§ Given instruction:
Quote every line of the data below as it stands, omitting pictures.

§ Information provided:
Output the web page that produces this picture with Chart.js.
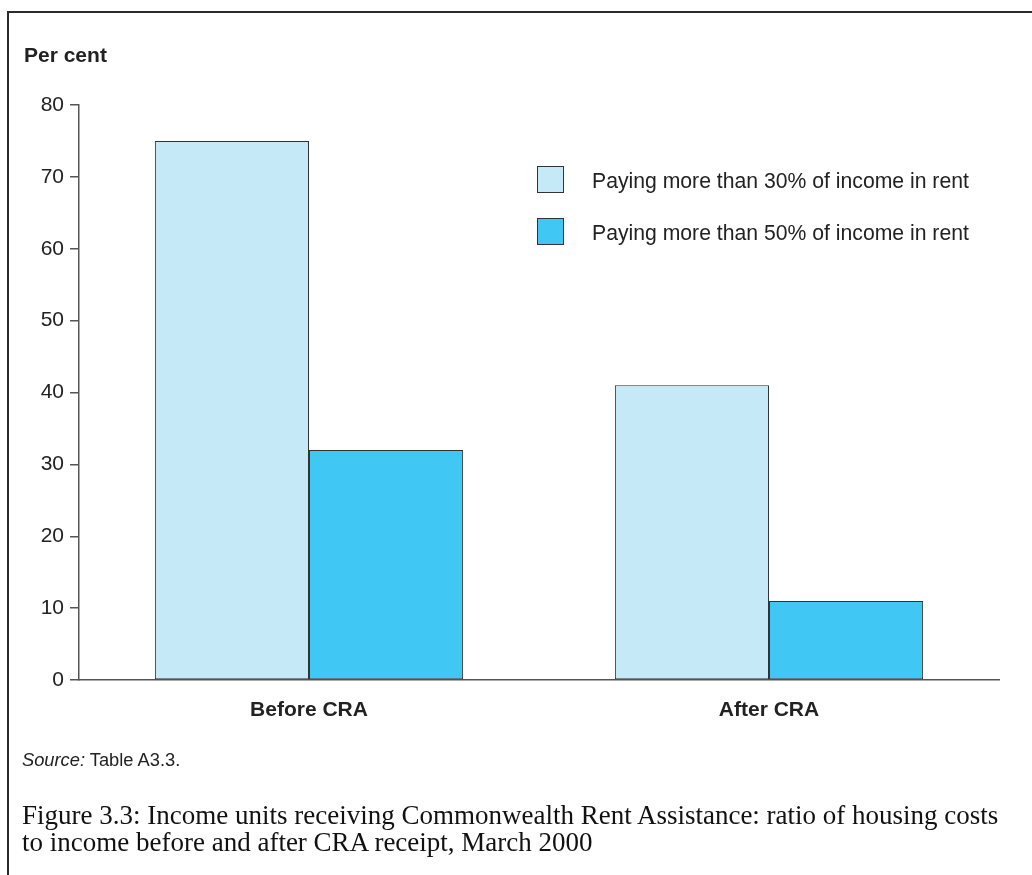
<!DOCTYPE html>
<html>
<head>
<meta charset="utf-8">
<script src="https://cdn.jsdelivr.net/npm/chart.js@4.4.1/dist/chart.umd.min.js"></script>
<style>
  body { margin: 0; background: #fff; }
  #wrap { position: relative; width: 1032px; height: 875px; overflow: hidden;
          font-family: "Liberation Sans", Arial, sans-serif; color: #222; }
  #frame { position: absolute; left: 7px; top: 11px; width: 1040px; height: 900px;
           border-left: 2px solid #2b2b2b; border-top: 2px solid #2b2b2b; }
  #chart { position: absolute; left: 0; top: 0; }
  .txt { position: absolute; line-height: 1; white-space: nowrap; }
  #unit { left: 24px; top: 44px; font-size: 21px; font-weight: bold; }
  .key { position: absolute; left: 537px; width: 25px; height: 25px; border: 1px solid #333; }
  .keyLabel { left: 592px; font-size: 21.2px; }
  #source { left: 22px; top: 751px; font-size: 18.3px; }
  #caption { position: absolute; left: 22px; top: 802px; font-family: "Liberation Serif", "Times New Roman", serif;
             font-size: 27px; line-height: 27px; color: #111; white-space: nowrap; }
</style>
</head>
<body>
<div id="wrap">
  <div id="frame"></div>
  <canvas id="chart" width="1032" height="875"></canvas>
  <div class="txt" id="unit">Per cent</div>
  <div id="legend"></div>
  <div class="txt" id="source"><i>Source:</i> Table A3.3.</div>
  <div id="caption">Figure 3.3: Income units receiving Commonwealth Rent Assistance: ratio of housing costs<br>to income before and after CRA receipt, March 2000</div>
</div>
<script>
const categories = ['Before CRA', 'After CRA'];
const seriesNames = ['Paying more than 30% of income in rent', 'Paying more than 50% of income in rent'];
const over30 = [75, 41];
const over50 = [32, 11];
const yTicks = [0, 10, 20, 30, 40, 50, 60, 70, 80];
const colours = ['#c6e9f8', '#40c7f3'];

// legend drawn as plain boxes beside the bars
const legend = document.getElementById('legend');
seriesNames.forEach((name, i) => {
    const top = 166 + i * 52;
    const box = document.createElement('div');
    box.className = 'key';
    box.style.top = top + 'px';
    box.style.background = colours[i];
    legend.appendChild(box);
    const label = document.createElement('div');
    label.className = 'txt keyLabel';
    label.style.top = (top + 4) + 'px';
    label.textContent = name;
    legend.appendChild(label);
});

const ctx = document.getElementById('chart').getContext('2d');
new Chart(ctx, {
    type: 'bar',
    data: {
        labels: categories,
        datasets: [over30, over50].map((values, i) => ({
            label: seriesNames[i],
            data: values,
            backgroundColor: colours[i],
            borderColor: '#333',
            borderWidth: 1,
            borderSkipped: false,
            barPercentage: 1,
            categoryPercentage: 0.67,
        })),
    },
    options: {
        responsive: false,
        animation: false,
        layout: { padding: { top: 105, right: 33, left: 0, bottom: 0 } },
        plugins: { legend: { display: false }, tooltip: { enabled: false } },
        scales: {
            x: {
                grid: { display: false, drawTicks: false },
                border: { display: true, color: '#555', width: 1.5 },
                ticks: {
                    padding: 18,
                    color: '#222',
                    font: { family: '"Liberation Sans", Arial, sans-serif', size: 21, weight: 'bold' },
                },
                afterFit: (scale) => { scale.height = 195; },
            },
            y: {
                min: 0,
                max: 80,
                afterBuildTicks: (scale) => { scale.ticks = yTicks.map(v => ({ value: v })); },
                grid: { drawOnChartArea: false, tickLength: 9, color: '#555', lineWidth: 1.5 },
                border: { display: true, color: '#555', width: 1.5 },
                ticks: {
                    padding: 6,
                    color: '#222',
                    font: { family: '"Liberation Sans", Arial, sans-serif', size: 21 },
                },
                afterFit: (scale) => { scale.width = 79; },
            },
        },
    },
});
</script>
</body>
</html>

§ Exercise solution:
Output the web page that produces this picture with Chart.js.
<!DOCTYPE html>
<html>
<head>
<meta charset="utf-8">
<script src="https://cdn.jsdelivr.net/npm/chart.js@4.4.1/dist/chart.umd.min.js"></script>
<style>
  body { margin: 0; background: #fff; }
  #wrap { position: relative; width: 1032px; height: 875px; overflow: hidden;
          font-family: "Liberation Sans", Arial, sans-serif; color: #222; }
  #frame { position: absolute; left: 7px; top: 11px; width: 1040px; height: 900px;
           border-left: 2px solid #2b2b2b; border-top: 2px solid #2b2b2b; }
  #chart { position: absolute; left: 0; top: 0; }
  .txt { position: absolute; line-height: 1; white-space: nowrap; }
  #unit { left: 24px; top: 44px; font-size: 21px; font-weight: bold; }
  .key { position: absolute; left: 537px; width: 25px; height: 25px; border: 1px solid #333; }
  .keyLabel { left: 592px; font-size: 21.2px; }
  #source { left: 22px; top: 751px; font-size: 18.3px; }
  #caption { position: absolute; left: 22px; top: 802px; font-family: "Liberation Serif", "Times New Roman", serif;
             font-size: 27px; line-height: 27px; color: #111; white-space: nowrap; }
</style>
</head>
<body>
<div id="wrap">
  <div id="frame"></div>
  <canvas id="chart" width="1032" height="875"></canvas>
  <div class="txt" id="unit">Per cent</div>
  <div id="legend"></div>
  <div class="txt" id="source"><i>Source:</i> Table A3.3.</div>
  <div id="caption">Figure 3.3: Income units receiving Commonwealth Rent Assistance: ratio of housing costs<br>to income before and after CRA receipt, March 2000</div>
</div>
<script>
const categories = ['Before CRA', 'After CRA'];
const seriesNames = ['Paying more than 30% of income in rent', 'Paying more than 50% of income in rent'];
const over30 = [75, 41];
const over50 = [32, 11];
const yTicks = [0, 10, 20, 30, 40, 50, 60, 70, 80];
const colours = ['#c6e9f8', '#40c7f3'];

// legend drawn as plain boxes beside the bars
const legend = document.getElementById('legend');
seriesNames.forEach((name, i) => {
    const top = 166 + i * 52;
    const box = document.createElement('div');
    box.className = 'key';
    box.style.top = top + 'px';
    box.style.background = colours[i];
    legend.appendChild(box);
    const label = document.createElement('div');
    label.className = 'txt keyLabel';
    label.style.top = (top + 4) + 'px';
    label.textContent = name;
    legend.appendChild(label);
});

const ctx = document.getElementById('chart').getContext('2d');
new Chart(ctx, {
    type: 'bar',
    data: {
        labels: categories,
        datasets: [over30, over50].map((values, i) => ({
            label: seriesNames[i],
            data: values,
            backgroundColor: colours[i],
            borderColor: '#333',
            borderWidth: 1,
            borderSkipped: false,
            barPercentage: 1,
            categoryPercentage: 0.67,
        })),
    },
    options: {
        responsive: false,
        animation: false,
        layout: { padding: { top: 105, right: 33, left: 0, bottom: 0 } },
        plugins: { legend: { display: false }, tooltip: { enabled: false } },
        scales: {
            x: {
                grid: { display: false, drawTicks: false },
                border: { display: true, color: '#555', width: 1.5 },
                ticks: {
                    padding: 18,
                    color: '#222',
                    font: { family: '"Liberation Sans", Arial, sans-serif', size: 21, weight: 'bold' },
                },
                afterFit: (scale) => { scale.height = 195; },
            },
            y: {
                min: 0,
                max: 80,
                afterBuildTicks: (scale) => { scale.ticks = yTicks.map(v => ({ value: v })); },
                grid: { drawOnChartArea: false, tickLength: 9, color: '#555', lineWidth: 1.5 },
                border: { display: true, color: '#555', width: 1.5 },
                ticks: {
                    padding: 6,
                    color: '#222',
                    font: { family: '"Liberation Sans", Arial, sans-serif', size: 21 },
                },
                afterFit: (scale) => { scale.width = 79; },
            },
        },
    },
});
</script>
</body>
</html>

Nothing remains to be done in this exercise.